Friday, November 24, 2023

UPDATED ON SUNDAY 26 NOVEMBER 2023: All that bass - a real world experience through musical drama

NOTE: 

I forgot to mention the importance of "sound effects, sound editing, and sound mixing", which also played a key role in the effective staging of the home tree destruction in Avatar. Something similar happened too when, due to may be absent-mindedness, I had to insert ONLY LATER certain 2 key factors in my review of Oppenheimer






Why did Avatar (the first part) become the world's number 1 box office topper and still remains in that position 13 years later?

Why do people still buy theatrical sound systems for their living room?

I can only speak for myself: it's experiencing real world "environments" through cinematic sound. 

And for me, Avatar's tree felling scene still remains like no other. 

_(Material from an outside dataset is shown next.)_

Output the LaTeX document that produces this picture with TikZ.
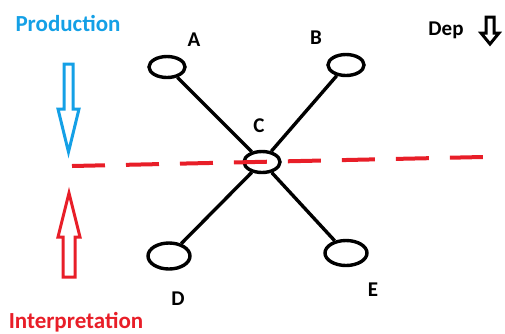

The late James Horner's score (he who won the Oscar for Titanic's score) accompanied with Mauro Fiore's Oscar-winning cinematography (for Avatar part 1) with skillful editing, all orchestrated the scene of the destruction of the home tree to make it, in my view, the apocalyptic magnum opus of Canadian director James Cameron's action scenes which even surpasses the 15-minute "death of Titanic" in Titanic's sinking sequence.

More than a decade later, when Cameron re-released Avatar last year in preparation for the release of its first sequel, Avatar: The Way of Water, I again went to Schwack Cinema in Hulhumale, just to watch that tree felling scene. 

Unfortunately, it was only for just one show, because there were no repeat screenings as happened during my trip to India's Bengaluru (Bangalore) where I watched Avatar (part 1) 3 times back to back! Yet still, I am grateful for everyone who have made it possible for all of us to enjoy cinema in the form of Schwack Cinema's two halls - one in the capital island of Maldives, Male', and the other in its suburban island Hulhumale.

"Aslu lavai ge haibathu engenee loud speaker un adu ahaaleema, dho." 

That was my immediate reaction, in Maldives' native Dhivehi language to a Maldivian movie buff, saying something to the effect that a song's "awesomeness" can be gauged after listening from a "loud speaker".

That thought arose in my mind because I listened to British music band Coldplay's collaboration with US music band The Chainsmokers on the song "Something just like this" which I listened to on my Xemal speakers and I realized just how awesome the beats and drums and bass are - whatever those technical-sounding things mean as you should excuse me because I know nothing about music theory except that sounds coming from the bass and tweeter should sound pleasing to my ears! It makes the over all song so much the better - for me personally at least!!

I guess, then, that there is a good reason why this song has 2.2 billion (with a "b") views on YouTube!!! https://www.youtube.com/watch?v=FM7MFYoylVs

The friend, who is heavily involved in audio, video, and written productions, obviously has a similar opinion as me with regard to sound been a key factor for the "real world experience".

He said: "Yeah. I always thought we deserve better than the in built sound and encourage people to get external speakers. It makes a world of difference. That's indeed how you're meant to enjoy audio."

But this is in contrast to the opinion of two of my relatives who said that they prefer watching movies that are "quiet", i.e., "human dramas which involve only talking" and not the heart-shattering sounds of explosions such as in the Mission Impossible franchise.

These two relatives' view aligns with a Maldives lawyer friend's who once told me he "hates" the bass sound which he says he has to "omit" when listening to music or watching movies.

In contrast, a Maldivian web and graphics designer friend said he thought the bass was the actual driving force of the melody and the rhythm of any song or music piece. He actually plays bass guitar quite skillfully.

An old colleague of mine, from my days in the Maldives' civil service, told me she doesn't go to the cinema because the sounds are too "loud" for her; I wondered whether she was talking about the either much-loved or much-hated bass sound because the bass seems the only thing that's missing from headphones, earbuds, and inbuilt teeny tiny speakers. 

The external speakers usually come with woofers, subwoofers, and tweeters which can give an overall stereo or 5.1 or 7.1 surround sound that could well result in an enhanced theatrical or cinematic experience of music just as movies. For example, one of my relatives' favorite pieces is Paul Mauriat's "El bimbo", a purely instrumental masterpiece from 1974 - one year before I was born.

For me, no bass means no music. 

Another relative of mine is also of the same view. During his heydays, he had a big lava jahaa setu (a cassette player speaker system). The bass "shatters my chest", as was written on the box of my Xemal speakers, and I guess I could say that was the start of my realization that it is the bass that makes me feel the real world enacted through theatrically and cinematically with the employment of external speaker systems.

When I told this to another relative of mine, he said if he wanted to experience a tree felling scene like in Avatar, he would physically visit a place where lumbering is conducted. Well, good for him, if he prefers to go to another country like I did go to India at a time when no foreign films, including 3D versions, were screened in any cinemas of Maldives when Avatar was released in 2009.